Gosling1 wrote:I-K wrote:Why, however, do you never hear anything about equivalent methods either when speaking to mechs or when reading mech books; how do the pros do it?
Usually there are markings on both inlet and exhaust cams, which indicate where the cams should be located when installed correctly. Most cam chains I have serviced require a 'count' of either links and/or pins, from 1 marking point on the exhaust cam, to another point on the inlet cam, which ensures that the inlet cam is correctly positioned in regard to the exhaust cam.
Nod-nod. However, that's not what I'm iffy about. The main reason I use the whiteout dabs on the camchain is so as not to put the cams back in having hooked them back onto the camchain a link or two too close to or too far from the *crank*.
Ya dig now?
It's not just the phasing of the crank and cams which comes into it; it's also the number of links between the crank and the cams on the drive (and, hence, the return, as well) runs of the camchain.

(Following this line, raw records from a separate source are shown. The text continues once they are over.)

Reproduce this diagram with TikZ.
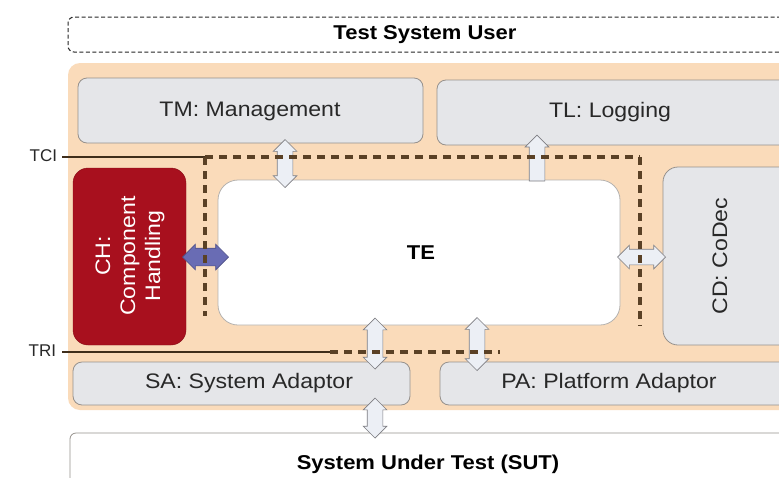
\documentclass[tikz,border=0pt]{standalone}
\usepackage{fontspec}
\setmainfont{Liberation Sans}
\newfontfamily\widesans[FakeStretch=1.1]{Liberation Sans}
\usetikzlibrary{shapes.arrows}
\definecolor{peach}{RGB}{250,219,186}
\definecolor{boxfill}{RGB}{229,230,233}
\definecolor{boxborder}{RGB}{150,145,140}
\definecolor{chred}{RGB}{168,16,30}
\definecolor{arrowfill}{RGB}{236,239,245}
\definecolor{arrowborder}{RGB}{125,125,130}
\definecolor{bluearrow}{RGB}{105,108,180}
\definecolor{dashbrown}{RGB}{90,65,38}
\definecolor{textgray}{RGB}{40,40,40}
\begin{document}
\begin{tikzpicture}[x=1pt,y=-1pt,
  every node/.style={inner sep=0pt, outer sep=0pt},
  gbox/.style={draw=boxborder, fill=boxfill, rounded corners=9pt, line width=0.8pt},
  lbl/.style={font=\widesans\fontsize{21}{25}\selectfont, text=textgray},
  blbl/.style={font=\widesans\fontsize{20}{24}\selectfont\bfseries, text=black},
  ilbl/.style={font=\fontsize{17}{20}\selectfont, text=textgray},
  barrow/.style={double arrow, draw=arrowborder, fill=arrowfill, line width=0.7pt,
    text height=0pt, text depth=0pt, inner xsep=0pt, inner ysep=7.5pt,
    double arrow head extend=4pt},
  sarrow/.style={single arrow, draw=arrowborder, fill=arrowfill, line width=0.7pt,
    text height=0pt, text depth=0pt, inner xsep=0pt, inner ysep=7.5pt,
    single arrow head extend=4pt},
  solidl/.style={draw=dashbrown!70!black, line width=2.4pt},
  dashl/.style={draw=dashbrown, line width=3.4pt, dash pattern=on 8pt off 6pt}]
\useasboundingbox (0,0) rectangle (779,477);
\clip (0,0) rectangle (779,477);
\fill[white] (0,0) rectangle (779,477);
% Test system user
\node[draw=black!85, line width=1pt, dash pattern=on 4pt off 2.5pt, rounded corners=6pt, fill=white,
  minimum width=732pt, minimum height=35pt] (tsu) at (434,34.5) {};
\node[blbl] (tsutext) at (425,35) {Test System User};
% peach area
\node[fill=peach, rounded corners=12pt, minimum width=732pt, minimum height=347pt] (area) at (434,236.5) {};
% TM and TL
\node[gbox, minimum width=345pt, minimum height=65pt] (tm) at (250.5,110.5) {};
\node[lbl] (tmtext) at (250,111) {TM: Management};
\node[gbox, minimum width=363pt, minimum height=65pt] (tl) at (618.5,112.5) {};
\node[lbl] (tltext) at (610,112) {TL: Logging};
% CH
\node[fill=chred, draw=chred!80!black, rounded corners=15pt, minimum width=113pt, minimum height=177pt] (ch) at (129.5,256.5) {};
\node[lbl, text=white, rotate=90, align=center] (chtext) at (130,256) {CH:\\Component\\Handling};
% TE
\node[draw=boxborder!70, fill=white, rounded corners=20pt, line width=0.8pt, minimum width=402pt, minimum height=145pt] (te) at (419,252.5) {};
\node[blbl] (tetext) at (421,253) {TE};
% CD
\node[gbox, rounded corners=15pt, minimum width=137pt, minimum height=178pt] (cd) at (731.5,256) {};
\node[lbl, rotate=90] (cdtext) at (720,256) {CD: CoDec};
% SA and PA
\node[gbox, minimum width=337pt, minimum height=43pt] (sa) at (241.5,383.5) {};
\node[lbl] (satext) at (249,383) {SA: System Adaptor};
\node[gbox, minimum width=360pt, minimum height=43pt] (pa) at (620,383.5) {};
\node[lbl] (patext) at (609,383) {PA: Platform Adaptor};
% SUT
\node[draw=boxborder, fill=white, line width=0.8pt, rounded corners=6pt, minimum width=730pt, minimum height=70pt] (sut) at (435,468) {};
\node[blbl] (suttext) at (428,464) {System Under Test (SUT)};
% block arrows
\node[barrow, rotate=90, minimum height=48pt] (a1) at (285,163.5) {};
\node[sarrow, rotate=90, minimum height=46pt] (a2) at (537,162) {};
\node[barrow, draw=bluearrow!75!black, fill=bluearrow, inner ysep=8.5pt, minimum height=46pt] (a3) at (205.5,257) {};
\node[barrow, minimum height=48pt] (a4) at (641.5,257) {};
\node[barrow, rotate=90, minimum height=51pt] (a5) at (375,343.5) {};
\node[barrow, rotate=90, minimum height=53pt] (a6) at (477,344) {};
\node[barrow, rotate=90, minimum height=40pt] (a7) at (375,418) {};
% interface lines
\coordinate (tcis) at (62,157);
\coordinate (tcia) at (205,157);
\coordinate (tcib) at (640,157);
\coordinate (tcil) at (205,316);
\coordinate (tcir) at (640,326);
\coordinate (tris) at (62,352);
\coordinate (tria) at (330,352);
\coordinate (trib) at (500,352);
\draw[solidl] (tcis) -- (tcia);
\draw[dashl] (tcia) -- (tcib);
\draw[dashl] (tcia) -- (tcil);
\draw[dashl] (tcib) -- (tcir);
\draw[solidl] (tris) -- (tria);
\draw[dashl] (tria) -- (trib);
\node[ilbl, anchor=east] (tci) at (57,156) {TCI};
\node[ilbl, anchor=east] (tri) at (56,351) {TRI};
\end{tikzpicture}
\end{document}
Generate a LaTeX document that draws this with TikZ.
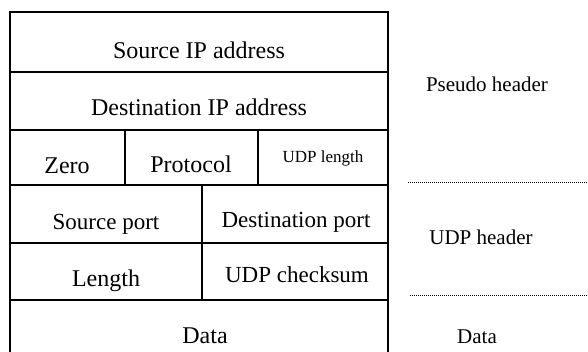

Hook the exhaust cam onto the camchain so there are fewer links in the camchain run between the camshaft and the crank than before and, if you hook the inlet cam on in the correct position relative to the exhaust cam, the return run on the camchain will be too long, causing it to flap around uncontrollably when the engine is run, and the shortened run of the chain on the drive side will put undue pressure on that side's chain guide.
The tricky part is that you won't notice this when you do the post-reassembly hand-crank of the engine with the cam cover off. The engine's no harder to hand-crank than it should be and the cam markings and crank position markings line up. The first clue you get that something is wrong is when you fire up the engine and it starts sounding like World War III due to the extra links on the return run on the camchain taking it beyond the CCT's ability to take up the slack, which allows the chain to slap around like a bastard.
It's what happened to me after I had a poke around in the top end of my ZXR250 back in early 2002. Scared the piss out of me.
On the flipside, this won't be the case if you reinstall the exhaust cam so there's a longer chain run between it and the crank; when you first turn the crank by hand, you take up the slack in the chain, so the cams don't move together with the crank, and you know you've done something wrong.
Either way, though, I can't see how the cams can go back in in anything other than the *exact* same position relative to the camchain as they came out. Consequently, I can't see how any work involving the removal of cams can proceed without the use of something to mark the camchain so you *know* where to put the cams back in, yet I seem to be the only person I know of who does this.
I am pretty amazed at the location of the C-ring in Yankee's motor, that is stuff-all crankcase material to hold in a C-ring
To me, that says that that retaining ring/clip/thing is not supposed to come under any lateral loading and that the input shaft is laterally located somewhere else.